In the rapidly evolving landscape of energy management, a groundbreaking study from China is poised to revolutionize how we think about microgrids. Researchers at the State Grid Jibei Electric Power Economic Research Institute in Beijing have developed a novel approach to optimize direct current (DC) microgrids using virtual energy storage. This innovation could significantly enhance the economic viability and operational efficiency of microgrids, paving the way for more sustainable and resilient energy systems.
At the heart of this research is the concept of virtual energy storage, a method that leverages controllable loads and the energy stored in capacitors and fans to mimic the behavior of traditional energy storage systems. Lead author Wang Chang explains, “By integrating virtual energy storage control, we can improve the collaborative grid connection of source-storage-load systems, making microgrids more efficient and cost-effective.”
The study, published in the journal ‘Diance yu yibiao’ (which translates to ‘Electric Machines and Control’), outlines a sophisticated economic optimization strategy. This strategy considers various factors such as load income, energy storage loss costs, and wind abandonment costs. By using a particle swarm optimization algorithm, the researchers can fine-tune the design of virtual capacitance values over different time periods, thereby maximizing the economic benefits of the system.

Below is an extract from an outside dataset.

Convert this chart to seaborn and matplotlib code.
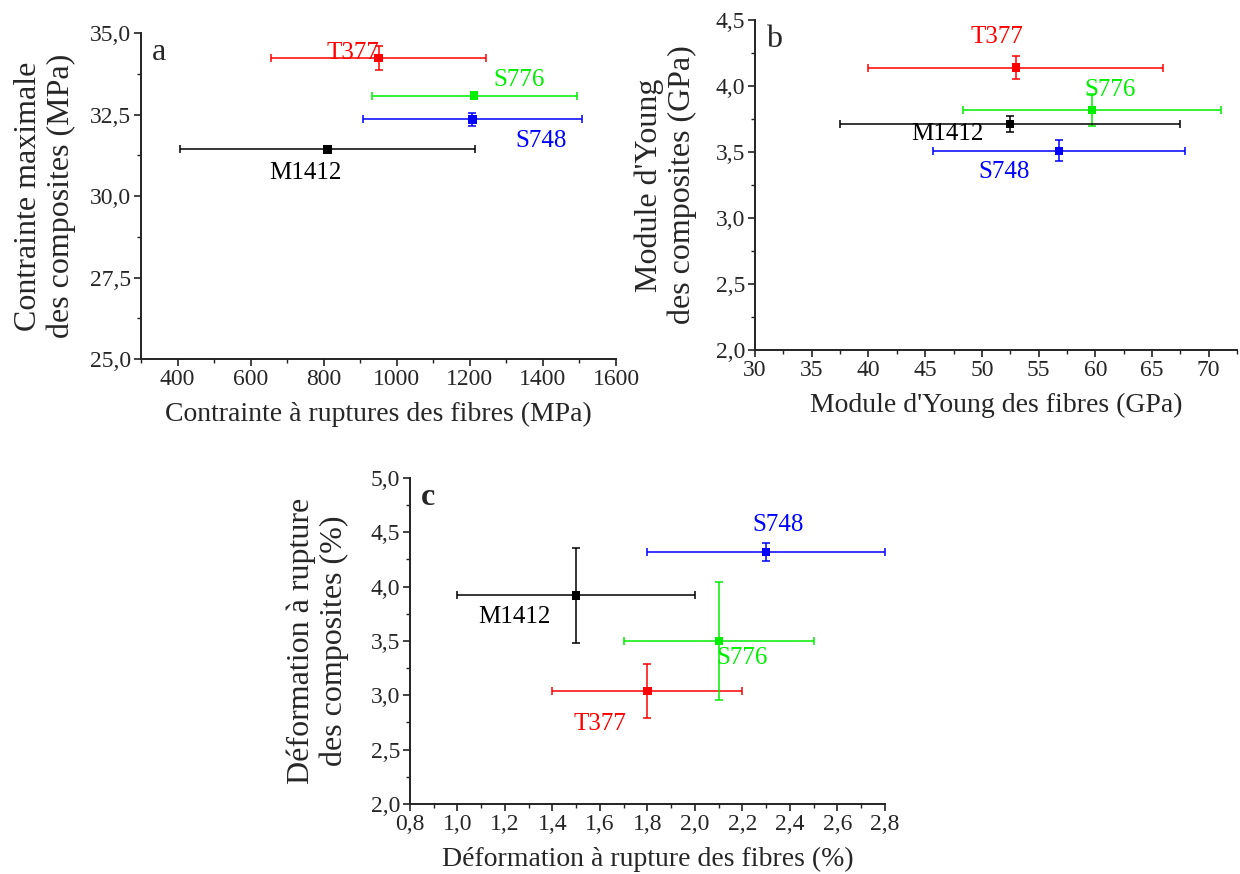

One of the most compelling aspects of this research is its potential to transform the energy sector. Traditional energy storage systems, such as batteries, are often expensive and have limited lifespans. Virtual energy storage, on the other hand, utilizes existing components within the microgrid, reducing the need for additional infrastructure. This not only lowers capital expenditures but also enhances the overall reliability of the system.
The implications for the energy industry are vast. As more communities and businesses adopt microgrids for their energy needs, the ability to optimize these systems economically and efficiently will be crucial. Wang Chang’s research provides a blueprint for achieving this, offering a scalable and sustainable solution that can be adapted to various settings.
The study’s findings were validated through MATLAB simulations, which demonstrated that by classifying fans and controllable loads as virtual energy storage, the system could simulate charge-discharge characteristics similar to those of traditional energy storage equipment. This simulation underscores the practical applicability of the virtual energy storage concept, making it a viable option for real-world implementation.
As the energy sector continues to evolve, innovations like virtual energy storage will play a pivotal role in shaping the future of energy management. By optimizing the coordination between sources, storage, and loads, microgrids can become more resilient, efficient, and economically viable. This research from the State Grid Jibei Electric Power Economic Research Institute is a significant step forward in this direction, offering a glimpse into the future of sustainable energy systems.